* Task statement:
Look through the data below. Pick out the lines holding the string "that".

++++++++++

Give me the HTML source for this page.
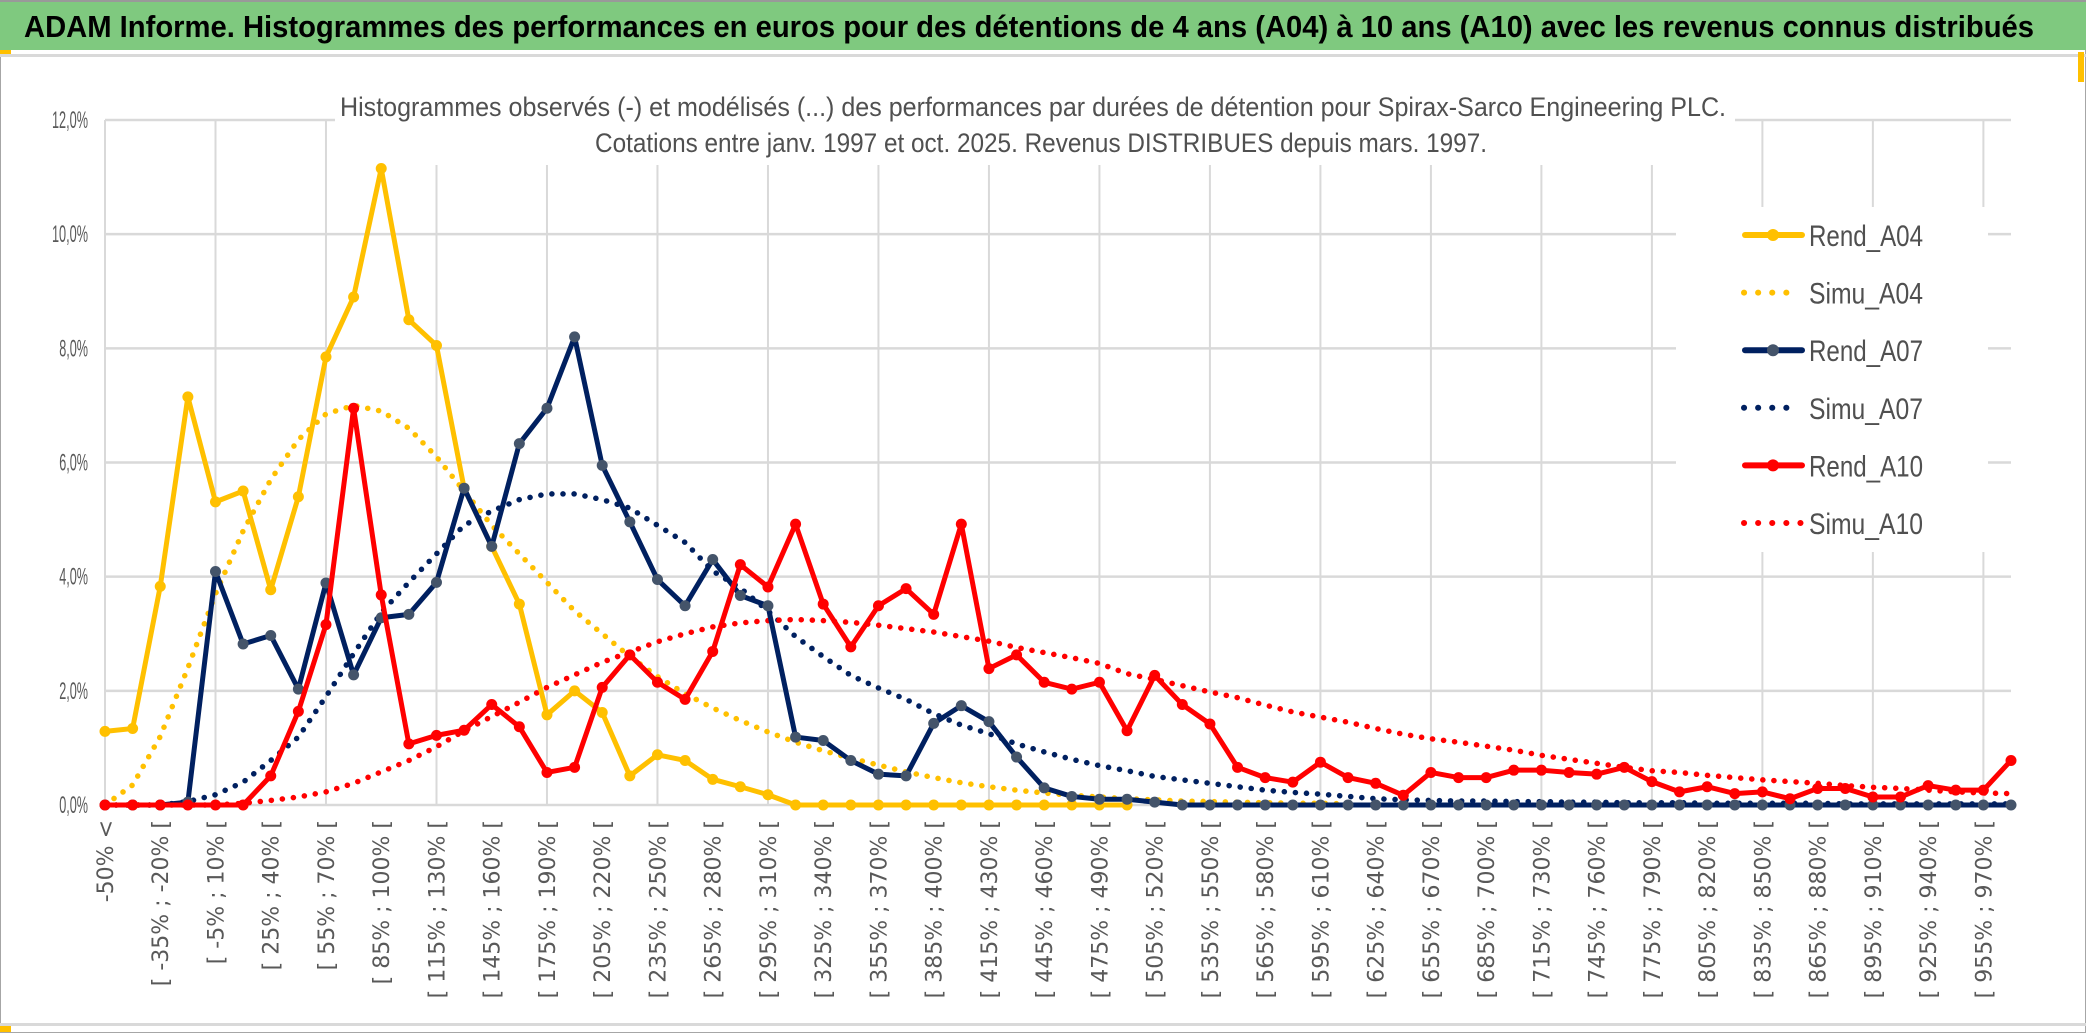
<!DOCTYPE html>
<html><head><meta charset="utf-8"><style>
html,body{margin:0;padding:0;background:#fff;}
svg{display:block;font-family:"Liberation Sans",sans-serif;}
</style></head><body>
<svg id="chart" width="2086" height="1033" viewBox="0 0 2086 1033" xmlns="http://www.w3.org/2000/svg">
<rect x="0" y="0" width="2086" height="1033" fill="#fff"/>
<rect x="0.5" y="0.5" width="2085" height="1032" fill="none" stroke="#A6A6A6" stroke-width="1"/>
<rect x="0" y="2" width="2086" height="48" fill="#7FC97F"/>
<rect x="0" y="0" width="2086" height="2" fill="#999"/>
<text x="24" y="37" font-size="31" font-weight="bold" fill="#000" textLength="2010" lengthAdjust="spacingAndGlyphs">ADAM Informe. Histogrammes des performances en euros pour des détentions de 4 ans (A04) à 10 ans (A10) avec les revenus connus distribués</text>
<rect x="0" y="50" width="11" height="4" fill="#FFC000"/>
<rect x="0" y="54" width="2086" height="3" fill="#D9D9D9"/>
<rect x="2078" y="52" width="6" height="30" fill="#FFC000"/>
<rect x="0" y="1023" width="2086" height="3" fill="#D9D9D9"/>
<rect x="0" y="1026" width="11" height="6" fill="#FFC000"/>
<g id="grid"></g>
<rect x="335" y="60" width="1400" height="105" fill="#fff"/>
<rect x="1676" y="207" width="312" height="345" fill="#fff"/>
<text x="340" y="116" font-size="27" fill="#505050" textLength="1386" lengthAdjust="spacingAndGlyphs">Histogrammes observés (-) et modélisés (...) des performances par durées de détention pour Spirax-Sarco Engineering PLC.</text>
<text x="595" y="152" font-size="27" fill="#505050" textLength="892" lengthAdjust="spacingAndGlyphs">Cotations entre janv. 1997 et oct. 2025. Revenus DISTRIBUES depuis mars. 1997.</text>
<g id="yaxis"></g>
<g id="xaxis"></g>
<g id="series"></g>
<g id="legend"></g>
</svg>
<script>
const yTicks = [0,2,4,6,8,10,12];
const yTickLabels = ["0,0%","2,0%","4,0%","6,0%","8,0%","10,0%","12,0%"];
const catCount = 70;
const rendA04 = [1.29,1.34,3.83,7.15,5.31,5.5,3.77,5.4,7.85,8.9,11.15,8.5,8.05,5.55,4.53,3.52,1.58,2.0,1.62,0.51,0.88,0.78,0.45,0.32,0.18,0,0,0,0,0,0,0,0,0,0,0,0,0];
const simuA04 = [0,0.35,1.2,2.4,3.7,4.8,5.7,6.4,6.85,7.0,6.9,6.6,6.1,5.5,4.9,4.4,3.9,3.4,3.0,2.6,2.25,1.95,1.7,1.48,1.28,1.1,0.95,0.82,0.7,0.58,0.48,0.39,0.32,0.26,0.21,0.17,0.14,0.11,0.09,0.07,0.06,0.05,0.04,0.03,0.03,0.02];
const rendA07 = [0,0,0,0.05,4.09,2.82,2.97,2.03,3.89,2.28,3.28,3.34,3.9,5.55,4.53,6.33,6.95,8.2,5.95,4.96,3.95,3.49,4.3,3.67,3.49,1.19,1.13,0.78,0.54,0.51,1.43,1.74,1.46,0.84,0.3,0.15,0.1,0.1,0.05,0,0,0,0,0,0,0,0,0,0,0,0,0,0,0,0,0,0,0,0,0,0,0,0,0,0,0,0,0,0,0];
const simuA07 = [0,0,0,0.06,0.18,0.4,0.78,1.19,1.9,2.65,3.37,3.9,4.4,4.9,5.15,5.35,5.45,5.45,5.35,5.2,4.9,4.6,4.1,3.8,3.4,2.95,2.6,2.27,2.05,1.85,1.6,1.4,1.25,1.07,0.93,0.8,0.69,0.6,0.5,0.44,0.38,0.32,0.26,0.22,0.19,0.15,0.11,0.09,0.08,0.07,0.07,0.06,0.06,0.05,0.05,0.04,0.04,0.04,0.03,0.03,0.03,0.03,0.03,0.02,0.02,0.02,0.02,0.02,0.02,0.02];
const rendA10 = [0,0,0,0,0,0,0.51,1.64,3.16,6.95,3.68,1.07,1.22,1.31,1.76,1.37,0.57,0.66,2.06,2.63,2.15,1.85,2.69,4.21,3.82,4.92,3.52,2.77,3.49,3.79,3.34,4.92,2.39,2.63,2.15,2.03,2.15,1.3,2.27,1.76,1.42,0.66,0.48,0.4,0.75,0.48,0.38,0.17,0.57,0.48,0.48,0.61,0.61,0.57,0.54,0.66,0.41,0.23,0.32,0.2,0.23,0.11,0.29,0.29,0.14,0.14,0.34,0.26,0.26,0.78];
const simuA10 = [0,0,0,0,0,0.03,0.08,0.14,0.23,0.38,0.58,0.78,1.02,1.3,1.55,1.8,2.06,2.28,2.5,2.68,2.86,3.0,3.12,3.19,3.23,3.25,3.23,3.2,3.15,3.09,3.03,2.95,2.87,2.76,2.67,2.58,2.48,2.3,2.2,2.09,1.98,1.88,1.75,1.63,1.54,1.45,1.34,1.24,1.16,1.1,1.03,0.96,0.87,0.8,0.73,0.66,0.6,0.57,0.52,0.48,0.44,0.41,0.38,0.34,0.31,0.29,0.26,0.23,0.21,0.2];

const NS="http://www.w3.org/2000/svg";
const X0=105, X1=2011, Y0=805, Y12=120;
function xPos(i){return X0+i*(X1-X0)/(catCount-1);}
function yPos(v){return Y0-v*(Y0-Y12)/12;}
function catLabel(i){ if(i===0) return "-50% <"; const a=-50+15*(i-1); return "[ "+a+"% ; "+(a+15)+"% ["; }
function mk(tag,attrs,parent){const e=document.createElementNS(NS,tag);for(const k in attrs)e.setAttribute(k,attrs[k]);parent.appendChild(e);return e;}

const grid=document.getElementById('grid');
yTicks.forEach(function(t){
  const l=mk('line',{x1:X0,x2:X1,y1:yPos(t),y2:yPos(t),stroke:'#D9D9D9','stroke-width':2.5},grid);
  
  
});
for(let i=0;i<catCount;i+=4){
  const l=mk('line',{x1:xPos(i),x2:xPos(i),y1:Y12,y2:Y0,stroke:'#D9D9D9','stroke-width':2},grid);
  
  
}
const ya=document.getElementById('yaxis');
yTicks.forEach(function(t,k){
  const tx=mk('text',{x:88,y:yPos(t)+8,'text-anchor':'end','font-size':24,fill:'#595959',textLength:yTickLabels[k].length*7.2,lengthAdjust:'spacingAndGlyphs'},ya);
  tx.textContent=yTickLabels[k];
  
  
});
const xa=document.getElementById('xaxis');
for(let i=0;i<catCount;i+=2){
  const tx=mk('text',{transform:'translate('+(xPos(i)+8)+',820) rotate(-90)','text-anchor':'end','font-size':22,fill:'#595959','font-family':'DejaVu Sans, sans-serif'},xa);
  tx.textContent=catLabel(i);
  
  
}
const sg=document.getElementById('series');
function pts(arr){return arr.map(function(v,i){return xPos(i)+','+yPos(v);}).join(' ');}
function dotted(arr,color,name){
  const p=mk('polyline',{points:pts(arr),fill:'none',stroke:color,'stroke-width':5.5,'stroke-linecap':'round','stroke-dasharray':'0.1 11'},sg);
  
  
}
function solid(arr,color,mcol,name){
  const g=mk('g',{},sg);
  
  
  mk('polyline',{points:pts(arr),fill:'none',stroke:color,'stroke-width':5,'stroke-linejoin':'round'},g);
  arr.forEach(function(v,i){
    const c=mk('circle',{cx:xPos(i),cy:yPos(v),r:5.5,fill:mcol},g);
    
    
  });
}
dotted(simuA04,'#FFC000','simu-a04-line');
dotted(simuA07,'#002060','simu-a07-line');
dotted(simuA10,'#FF0000','simu-a10-line');
solid(rendA04,'#FFC000','#FFC000','rend-a04-line');
solid(rendA07,'#002060','#44546A','rend-a07-line');
solid(rendA10,'#FF0000','#FF0000','rend-a10-line');

const lg=document.getElementById('legend');
const legendItems=[["Rend_A04",'#FFC000','#FFC000',false],["Simu_A04",'#FFC000',null,true],["Rend_A07",'#002060','#44546A',false],["Simu_A07",'#002060',null,true],["Rend_A10",'#FF0000','#FF0000',false],["Simu_A10",'#FF0000',null,true]];
legendItems.forEach(function(it,k){
  const y=235+k*57.6;
  const g=mk('g',{},lg);
  
  
  if(it[3]){
    mk('line',{x1:1744,x2:it[0]==="Simu_A10"?1801:1792,y1:y,y2:y,stroke:it[1],'stroke-width':6,'stroke-linecap':'round','stroke-dasharray':'0.1 14'},g);
  } else {
    mk('line',{x1:1745,x2:1802,y1:y,y2:y,stroke:it[1],'stroke-width':6,'stroke-linecap':'round'},g);
    mk('circle',{cx:1773,cy:y,r:6,fill:it[2]},g);
  }
  const t=mk('text',{x:1809,y:y+11,'font-size':30,fill:'#505050',textLength:114,lengthAdjust:'spacingAndGlyphs'},g);
  t.textContent=it[0];
});
</script>
</body></html>
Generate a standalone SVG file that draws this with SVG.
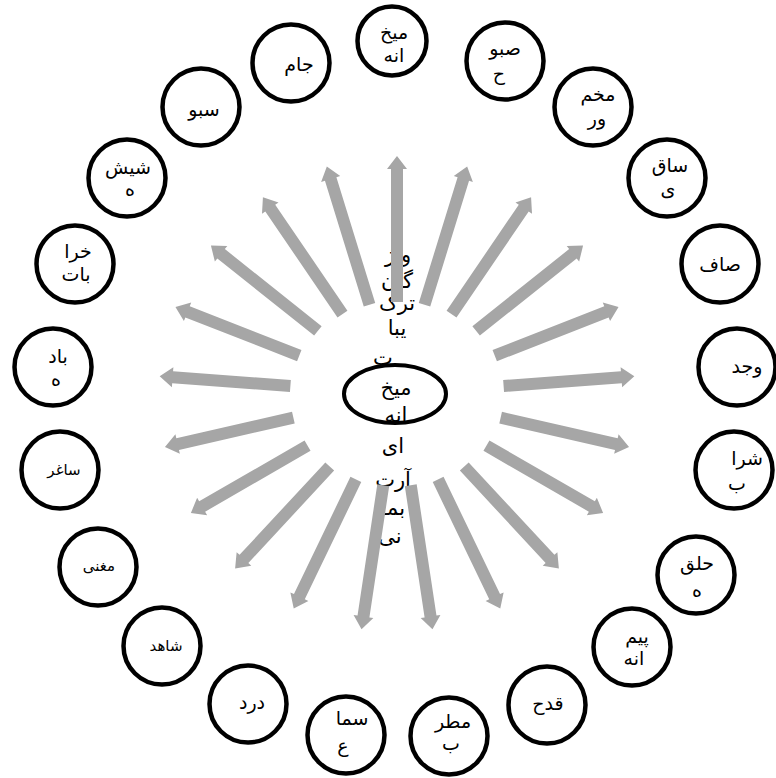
<svg xmlns="http://www.w3.org/2000/svg" width="776" height="778" viewBox="0 0 776 778">
<style>
.n{fill:#fff;stroke:#000;stroke-width:4.5}
.t{font-family:"DejaVu Sans","Noto Sans",sans-serif;font-size:19px;fill:#000;text-anchor:middle}
.s{font-size:15px}
.c{font-size:21px}
.a{fill:#a6a6a6}
</style>
<rect width="776" height="778" fill="#fff"/>
<g id="center">
<text class="t c" x="398" y="262">واژ</text>
<text class="t c" x="397" y="288">گان</text>
<text class="t c" x="397" y="310">ترک</text>
<text class="t c" x="397" y="335">یبا</text>
<text class="t c" x="383" y="365">ت</text>
<text class="t c" x="396" y="395">میخ</text>
<text class="t c" x="396" y="422">انه</text>
<text class="t c" x="393" y="453">ای</text>
<text class="t c" x="393" y="487">آرت</text>
<text class="t c" x="393" y="515">بمـ</text>
<text class="t c" x="390" y="543">نی</text>
<ellipse cx="395" cy="394" rx="51" ry="29" fill="none" stroke="#000" stroke-width="4"/>
</g>
<g id="connectors" class="a">
<path transform="translate(397,394) rotate(-90)" d="M92,-6H225V-10L238,0L225,10V6H92Z"/>
<path transform="translate(397,394) rotate(-72.857)" d="M93.3,-6H225V-10L238,0L225,10V6H93.3Z"/>
<path transform="translate(397,394) rotate(-55.714)" d="M96.8,-6H225V-10L238,0L225,10V6H96.8Z"/>
<path transform="translate(397,394) rotate(-38.571)" d="M101.2,-6H225V-10L238,0L225,10V6H101.2Z"/>
<path transform="translate(397,394) rotate(-21.429)" d="M105,-6H225V-10L238,0L225,10V6H105Z"/>
<path transform="translate(397,394) rotate(-4.286)" d="M106.9,-6H225V-10L238,0L225,10V6H106.9Z"/>
<path transform="translate(397,394) rotate(12.857)" d="M106.3,-6H225V-10L238,0L225,10V6H106.3Z"/>
<path transform="translate(397,394) rotate(30)" d="M103.3,-6H225V-10L238,0L225,10V6H103.3Z"/>
<path transform="translate(397,394) rotate(47.143)" d="M98.9,-6H225V-10L238,0L225,10V6H98.9Z"/>
<path transform="translate(397,394) rotate(64.286)" d="M94.8,-6H225V-10L238,0L225,10V6H94.8Z"/>
<path transform="translate(397,394) rotate(81.429)" d="M92.3,-6H225V-10L238,0L225,10V6H92.3Z"/>
<path transform="translate(397,394) rotate(98.571)" d="M92.3,-6H225V-10L238,0L225,10V6H92.3Z"/>
<path transform="translate(397,394) rotate(115.714)" d="M94.8,-6H225V-10L238,0L225,10V6H94.8Z"/>
<path transform="translate(397,394) rotate(132.857)" d="M98.9,-6H225V-10L238,0L225,10V6H98.9Z"/>
<path transform="translate(397,394) rotate(150)" d="M103.3,-6H225V-10L238,0L225,10V6H103.3Z"/>
<path transform="translate(397,394) rotate(167.143)" d="M106.3,-6H225V-10L238,0L225,10V6H106.3Z"/>
<path transform="translate(397,394) rotate(184.286)" d="M106.9,-6H225V-10L238,0L225,10V6H106.9Z"/>
<path transform="translate(397,394) rotate(201.429)" d="M105,-6H225V-10L238,0L225,10V6H105Z"/>
<path transform="translate(397,394) rotate(218.571)" d="M101.2,-6H225V-10L238,0L225,10V6H101.2Z"/>
<path transform="translate(397,394) rotate(235.714)" d="M96.8,-6H225V-10L238,0L225,10V6H96.8Z"/>
<path transform="translate(397,394) rotate(252.857)" d="M93.3,-6H225V-10L238,0L225,10V6H93.3Z"/>
</g>
<g id="n-meykhaneh"><circle class="n" cx="392" cy="41" r="34.5"/><text class="t" x="394" y="39">میخ</text><text class="t" x="394" y="62">انه</text></g>
<g id="n-sabuh"><circle class="n" cx="505" cy="61" r="38.5"/><text class="t" x="505" y="55">صبو</text><text class="t" x="499" y="80">ح</text></g>
<g id="n-makhmur"><circle class="n" cx="593" cy="107" r="38.5"/><text class="t" x="598" y="101">مخم</text><text class="t" x="597" y="125">ور</text></g>
<g id="n-saghi"><circle class="n" cx="667" cy="178" r="38.5"/><text class="t" x="670" y="172">ساق</text><text class="t" x="668" y="196">ی</text></g>
<g id="n-saf"><circle class="n" cx="720" cy="264" r="38.5"/><text class="t" x="720" y="271">صاف</text></g>
<g id="n-vajd"><circle class="n" cx="737" cy="367" r="38.5"/><text class="t" x="747" y="373">وجد</text></g>
<g id="n-sharab"><circle class="n" cx="734" cy="470" r="38.5"/><text class="t" x="747" y="465">شرا</text><text class="t" x="737" y="490">ب</text></g>
<g id="n-halgheh"><circle class="n" cx="696" cy="575" r="38.5"/><text class="t" x="697" y="570">حلق</text><text class="t" x="697" y="597">ه</text></g>
<g id="n-peymaneh"><circle class="n" cx="632" cy="647" r="38.5"/><text class="t" x="637" y="643">پیم</text><text class="t" x="634" y="665">انه</text></g>
<g id="n-ghadah"><circle class="n" cx="547" cy="705" r="38.5"/><text class="t" x="548" y="710">قدح</text></g>
<g id="n-motreb"><circle class="n" cx="449" cy="736" r="38.5"/><text class="t" x="453" y="728">مطر</text><text class="t" x="451" y="750">ب</text></g>
<g id="n-sama"><circle class="n" cx="346" cy="735" r="38.5"/><text class="t" x="352" y="725">سما</text><text class="t" x="343" y="752">ع</text></g>
<g id="n-dord"><circle class="n" cx="248" cy="704" r="38.5"/><text class="t" x="252" y="709">درد</text></g>
<g id="n-shahed"><circle class="n" cx="162" cy="646" r="38.5"/><text class="t s" x="166" y="651">شاهد</text></g>
<g id="n-moghanni"><circle class="n" cx="98" cy="567" r="38.5"/><text class="t s" x="99" y="571">مغنی</text></g>
<g id="n-saghar"><circle class="n" cx="60" cy="470" r="38.5"/><text class="t s" x="64" y="475">ساغر</text></g>
<g id="n-badeh"><circle class="n" cx="53" cy="367" r="38.5"/><text class="t" x="58" y="363">باد</text><text class="t" x="56" y="386">ه</text></g>
<g id="n-kharabat"><circle class="n" cx="75" cy="264" r="38.5"/><text class="t" x="78" y="258">خرا</text><text class="t" x="76" y="281">بات</text></g>
<g id="n-shisheh"><circle class="n" cx="127" cy="178" r="38.5"/><text class="t" x="128" y="174">شیش</text><text class="t" x="130" y="196">ه</text></g>
<g id="n-sabu"><circle class="n" cx="201" cy="107" r="38.5"/><text class="t" x="204" y="116">سبو</text></g>
<g id="n-jam"><circle class="n" cx="291" cy="63" r="38.5"/><text class="t" x="299" y="71">جام</text></g>
</svg>
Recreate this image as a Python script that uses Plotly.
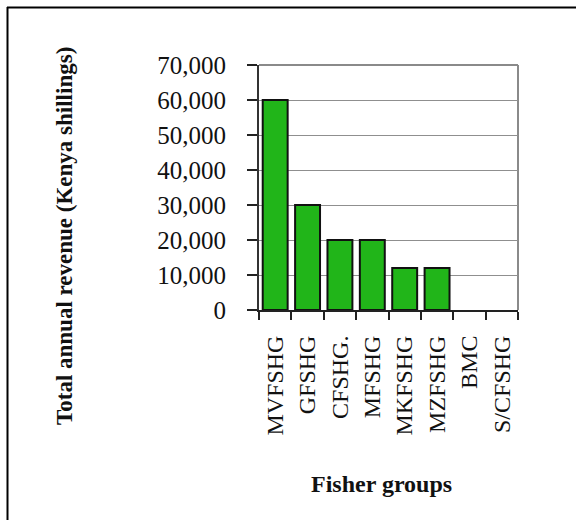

++++++++++

* Full output:
Generate a standalone SVG file that draws this with SVG.
Recreate this image as a Python script that uses Plotly.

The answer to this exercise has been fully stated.